【入門書】イギリス小説をキリスト教とのつながりで考えよう

久しぶりの記事になります。5月末の英文学会が終わり、ほっとしていると、あっという間に時間が経ってしまいました。いやはや、時間の経つのがはやいこと。その間、懐かしい方からの書き込みもあり、インターネットのつながりのすごさを改めて実感しました。ねえ、ゾンネのMくん!(ですよね? 違ってたらすみません。)

キリスト教を背景にもつとされるイギリス文学について学ぶには、キリスト教を理解しないと十分には理解できないというはよく指摘されます。ただ、近親者や親しい友人にキリスト教徒がいるとか、中高をキリスト教系の学校で学ぶ機会があるとか、そんなことでもない限り、なかなか間近に接する機会もないかと思います。ましてや、聖書についても十分に学ぶチャンスもなかなかないでしょう。それに、キリスト教的知識を用いないでイギリスの小説を読むことが重要であるという主張も正しくもあります。特定の枠組みの中に入れ込んで読むことだけが「正しい」わけではないので。現在は、さまざまな読みの可能性が保証されています。
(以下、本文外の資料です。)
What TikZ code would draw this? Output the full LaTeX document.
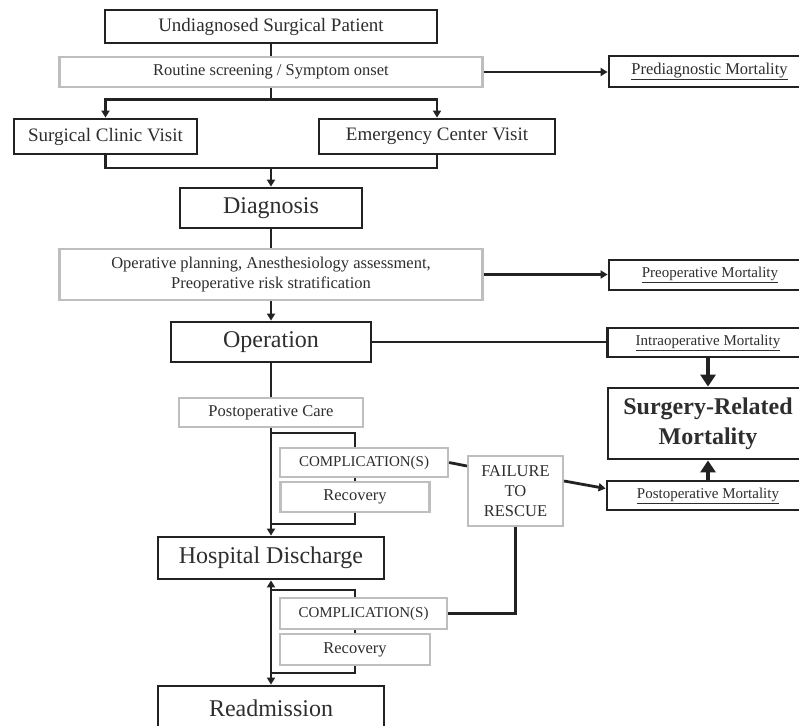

私も、大学だけ、キリスト教系の学校に通い、身近にキリスト教徒の人もいましたが、正直なところ、その当時にはほとんど関心がありませんでした。授業も最低限しか取りませんでしたし、せっかくのチャペル・アワーもほとんど出た記憶がありません。今から考えるともったいない話です。もっと正直に続けると、イギリス文学の勉強の本格的に始めてからも同様で、むしろ、キリスト教の影響についてはできるだけ意識しないで、避けて作品を読み、論文などを書いてきた感じがします。

ところが、一昨年、ゼミでシャーロット・ブロンテの『ジェイン・エア』を勉強したのですが、改めて読み直してみると、これはキリスト教や聖書の知識がないと本質的には理解できないだろうということがよくわかりました。それに加えて、この作品と聖書との関連について卒論を書いた学生がいて、遅ればせながら私もその点について少し勉強していったのですが、ますますその思いを強くしました。この学生さんが書いた卒論は、彼女の丁寧な人柄がよく表れたもので、ひとつひとつきちんと論証していったすぐれたものになりました。

そんなこともきっかけになり、先月の英文学会のシンポジウムでジョン・ヘンリー・ニューマンの自伝を担当したことも重なり、このところ、19世紀イギリス社会におけるキリスト教と小説のつながりについて興味を持つようになりました。特に、オックスフォード運動を含め、この時期に盛り上がる宗教論争が小説などの文学作品に与えた影響について関心が高まっています。そうでなくとも、例えば、ディケンズを読むにしても、やっぱりそういう知識は不可欠だと実感しています。

キリスト教とイギリス小説を考えていく上での見方としては、私の中では、ピューリタン的伝統を盛り込んだもの(例えば、先の『ジェイン・エア』)とカトリックへ改宗した作家の手によるもの(例えば、チェスタートンとかグリーンとか)が重要なのではないかと考えています。現在の興味があるのは圧倒的に後者です。

私には十分なキリスト教の知識がないので、今さらですが、その関係のものを本気で読み始めました。まずは日本で書かれたものから読んでいるのですが、探してみると、古いもの、新しいもの、たくさんのすぐれたものがあることがわかりました。時間のかかる作業ですが、地道に勉強していこうと考えています。

ただ、問題は、いきなり核心に触れてる本を読んでも、今ひとつわかりにくいこと。とりあえず、関心はあるんだけど、何を読んだらいいのかわからないという人が、イギリス文学をキリスト教とからめて考えていくための入門書として下記の本を紹介します。

英文学とキリスト教文学 (長崎純心レクチャーズ 第 12回)

英文学とキリスト教文学 (長崎純心レクチャーズ 第 12回)

著者がカトリックの人なので、そちら寄りの話ではありますが、授業をまとめたもので話し言葉にもなっていて、難しい議論も避けられているので、読みやすいのではないかと思います。本書では、イギリス文学におけるカトリックの伝統についての大まかなところを学ぶことができます。本書のあと、参考文献を参考に、他の本を読み進めていくといいのではないでしょうか。でも、こういう本を出版できる大学は素晴らしいですね。